Art is subjective. Everybody creates bad art sometimes. The only way to get better is to at least try. These and a million other cliché statements swirl around in my head every time I find myself stuck and staring blankly at my laptop, with a mug of coffee or tea beside me to help “get me in the zone”,cooling off at an alarming rate. Logically, I know that both my friend’s words and my own inner monologue are correct. A writer is someone who writes, not someone who perseverates and procrastinates to the point of never putting words down on a page. Yet Imposter Syndrome sticks with me. As much as I console myself I question myself: Who cares about what you have to say? What makes you think your words are important?

I recently visited my childhood home and attempted to clean out the bin of old composition notebooks stashed behind my desk. Flipping through the pages, I read countless beginnings to unfinished novels about middle school drama, talking cats, and haunted houses. It made me remember that I used to be the kind of person who could start an idea even if I didn’t know where it was going or realized it was a little bit stupid. I don’t know exactly when I transitioned from someone who would write anything to someone too scared to even start most of the time, but I know I want to try and return to that former mindset. Because for every clunky section of dialogue, or melodramatic description, there was a scene that even now, I was genuinely impressed by.
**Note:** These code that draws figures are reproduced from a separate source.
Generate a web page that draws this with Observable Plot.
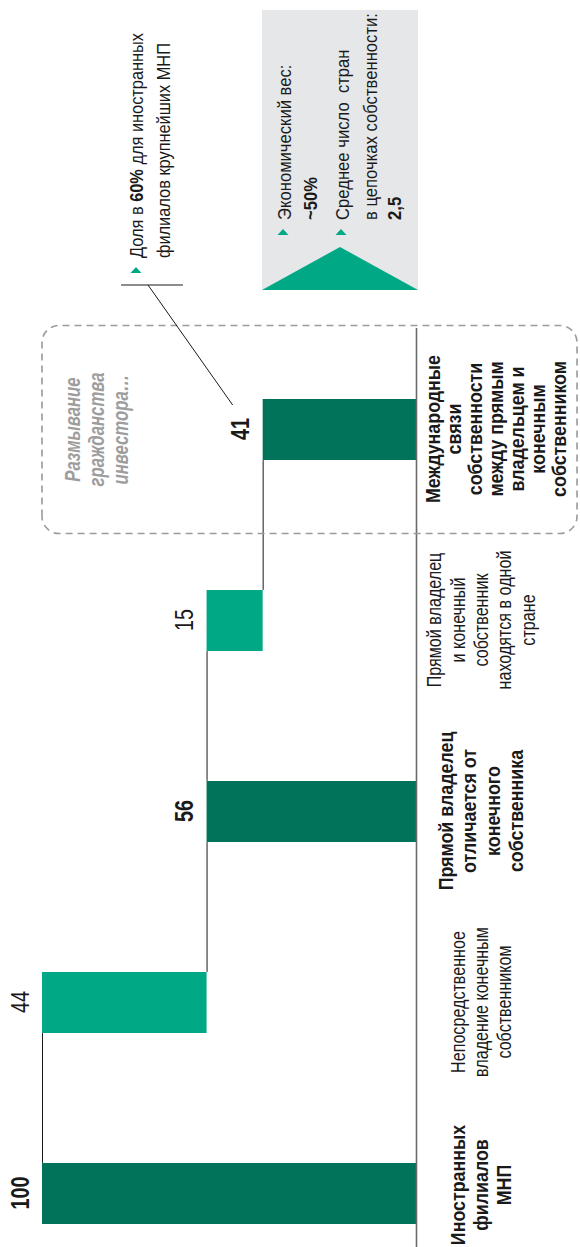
<!DOCTYPE html>
<html><head><meta charset="utf-8">
<script src="https://cdn.jsdelivr.net/npm/d3@7"></script>
<script src="https://cdn.jsdelivr.net/npm/@observablehq/plot@0.6"></script>
<style>
html,body{margin:0;padding:0;background:#fff;}
#wrap{position:relative;width:580px;height:1247px;overflow:hidden;}
#wrap svg{position:absolute;left:0;top:0;max-width:none !important;width:1247px !important;height:580px !important;transform-origin:0 0;transform:translate(0,1247px) rotate(-90deg);}
</style></head><body><div id="wrap"></div>
<script>
// ---- data ----
const categories = [
  "Иностранных\nфилиалов\nМНП",
  "Непосредственное\nвладение конечным\nсобственником",
  "Прямой владелец\nотличается от\nконечного\nсобственника",
  "Прямой владелец\nи конечный\nсобственник\nнаходятся в одной\nстране",
  "Международные\nсвязи\nсобственности\nмежду прямым\nвладельцем и\nконечным\nсобственником"
];
const values = [100, 44, 56, 15, 41];
const kinds = ["total", "step", "total", "step", "total"];
const noteText = ["Размывание", "гражданства", "инвестора…"];
const calloutLines = [[["Доля в ", false], ["60%", true], [" для иностранных", false]], [["филиалов крупнейших МНП", false]]];
const boxLines = [
  {parts: [["Экономический вес:", false]], bullet: true},
  {parts: [["~50%", true]], bullet: false},
  {parts: [["Среднее число  стран", false]], bullet: true},
  {parts: [["в цепочках собственности:", false]], bullet: false},
  {parts: [["2,5", true]], bullet: false}
];

const DARK = "#00735a", LIGHT = "#00a886", INK = "#1a1a1a";
const FONT = "'Liberation Sans',Arial,sans-serif";

let running = 0;
const data = categories.map((cat, i) => {
  let y1, y2;
  if (kinds[i] === "total") { y1 = 0; y2 = values[i]; running = values[i]; }
  else { y2 = running; y1 = running - values[i]; running = y1; }
  return {cat, value: values[i], kind: kinds[i], y1, y2, level: running, next: categories[i + 1]};
});
const connectors = data.slice(0, -1);

const xOpts = {type: "band", domain: categories, range: [0, 871], paddingInner: 0.68, paddingOuter: 0.12};
const bw = Plot.scale({x: xOpts}).bandwidth;

const LABEL_FS = 20;
const labelMarks = data.map((d, i) => {
  const n = d.cat.split("\n").length;
  const lh = n >= 7 ? 1.05 : 1.17;
  const dy = Math.max(64, 7 + ((n - 1) * lh * LABEL_FS + LABEL_FS) / 2);
  return Plot.text([d], {x: "cat", text: "cat", frameAnchor: "bottom", lineAnchor: "middle",
    dx: i === 0 ? 8 : 0, dy, fontSize: LABEL_FS, lineHeight: lh,
    fontWeight: d.kind === "total" ? "bold" : "normal", fill: INK});
});

const chart = Plot.plot({
  width: 1247, height: 580,
  marginLeft: 0, marginRight: 328, marginTop: 42, marginBottom: 164,
  x: {...xOpts, axis: null},
  y: {domain: [0, 100], axis: null},
  style: {fontFamily: FONT, fontSize: "20px", background: "transparent"},
  marks: [
    Plot.ruleY(connectors, {x1: "cat", x2: "next", y: "level", stroke: INK, strokeWidth: 1, insetLeft: bw, insetRight: bw}),
    Plot.barY(data, {x: "cat", y1: "y1", y2: "y2", fill: d => d.kind === "total" ? DARK : LIGHT}),
    Plot.ruleY([0], {stroke: "#6a6a6a", strokeWidth: 1.6}),
    Plot.text(data.filter(d => d.kind === "total"), {x: "cat", y: "y2", text: d => String(d.value), dy: -22, fontSize: 25, fontWeight: "bold", fill: INK}),
    Plot.text(data.filter(d => d.kind !== "total"), {x: "cat", y: "y2", text: d => String(d.value), dy: -22, fontSize: 25, fill: INK}),
    ...labelMarks
  ]
});
document.getElementById("wrap").appendChild(chart);
const svg = d3.select(chart);

// ---- condensed look: scale text along reading direction to the reference's widths ----
function measure(str, size, weight, style) {
  const t = svg.append("text").attr("font-family", FONT).attr("font-size", size)
    .attr("font-weight", weight).attr("font-style", style || "normal").text(str);
  const L = t.node().getComputedTextLength(); t.remove(); return L;
}
const K = {
  numBold: 33 / measure("100", 25, "bold"),
  numReg: 22 / measure("44", 25, "normal"),
  labBold: 148 / measure("Международные", LABEL_FS, "bold"),
  labReg: 150 / measure("владение конечным", LABEL_FS, "normal"),
  callout: 215 / measure("филиалов крупнейших МНП", 19, "normal"),
  box: 207 / measure("в цепочках собственности:", 19, "normal"),
  note: 114 / measure("гражданства", 22, "bold", "italic")
};
svg.selectAll("g[aria-label='text']").each(function() {
  const fs = +this.getAttribute("font-size");
  const bold = this.getAttribute("font-weight") === "bold";
  const k = fs === 25 ? (bold ? K.numBold : K.numReg) : (bold ? K.labBold : K.labReg);
  d3.select(this).selectAll("text").attr("transform", function() {
    return (this.getAttribute("transform") || "") + ` scale(${k},1)`;
  });
});

// ---- annotations (unrotated frame) ----
const X = chart.scale("x"), Y = chart.scale("y");
const c4 = X.apply(categories[4]) + X.bandwidth / 2;
const g = svg.append("g").attr("font-family", FONT).attr("text-anchor", "start");

// dashed box
g.append("rect").attr("x", c4 - 104).attr("y", Y.apply(100)).attr("width", 208).attr("height", 535)
  .attr("rx", 17).attr("fill", "none").attr("stroke", "#9a9a9a").attr("stroke-width", 1.6).attr("stroke-dasharray", "7 5");
const nt = g.append("text").attr("text-anchor", "middle").attr("font-style", "italic").attr("font-weight", "bold")
  .attr("font-size", 22).attr("fill", "#9d9d9d").attr("transform", `translate(${c4},80) scale(${K.note},1)`);
noteText.forEach((t, i) => nt.append("tspan").attr("x", 0).attr("y", i * 24).text(t));

// leader line
const y41 = Y.apply(values[4]);
g.append("path").attr("d", `M${c4 + 24.5},${y41 - 30} L${c4 + 144.5},148 M${c4 + 144.5},121 V183`)
  .attr("fill", "none").attr("stroke", INK).attr("stroke-width", 1);

function bullet(u, v) {
  g.append("polygon").attr("points", `${u},${v - 5.5} ${u},${v + 5.5} ${u + 6},${v}`).attr("fill", LIGHT);
}
function line(u, v, parts, size, k) {
  const t = g.append("text").attr("font-size", size).attr("fill", INK)
    .attr("transform", `translate(${u},${v}) scale(${k},1)`);
  parts.forEach(p => t.append("tspan").attr("font-weight", p[1] ? "bold" : "normal").text(p[0]));
}
// callout
const cx0 = c4 + 171.5;
bullet(cx0 - 15, 136);
calloutLines.forEach((parts, i) => line(cx0, 143 + i * 27, parts, 19, K.callout));

// grey box
const bx0 = c4 + 139.5, bx1 = c4 + 419.5;
g.append("rect").attr("x", bx0).attr("y", 262).attr("width", bx1 - bx0).attr("height", 156).attr("fill", "#e6e7e8");
g.append("polygon").attr("points", `${bx0},262 ${bx0},418 ${bx0 + 43},340`).attr("fill", LIGHT);
const baselines = [291, 317, 349, 377, 401];
const tx = c4 + 209.5;
boxLines.forEach((l, i) => {
  if (l.bullet) bullet(tx - 15, baselines[i] - 8);
  line(tx, baselines[i], l.parts, 19, K.box);
});
</script></body></html>
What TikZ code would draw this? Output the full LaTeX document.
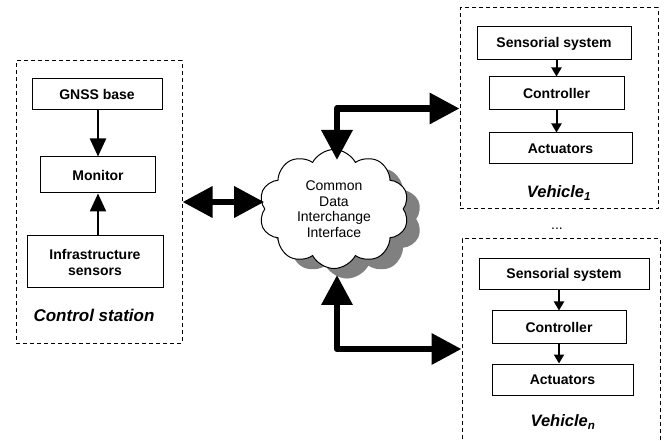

As a wannabe creator struggling with stifling feelings of inadequacy, I know that I’m not in the position to be giving any sort of advice. To be honest, there’s nothing I can really say beyond the aforementioned clichéd statements. That being said, I feel it is helpful to recognize the fear inherent in being creative. Although it doesn’t necessarily solve the issue, it at least gives me something to write about.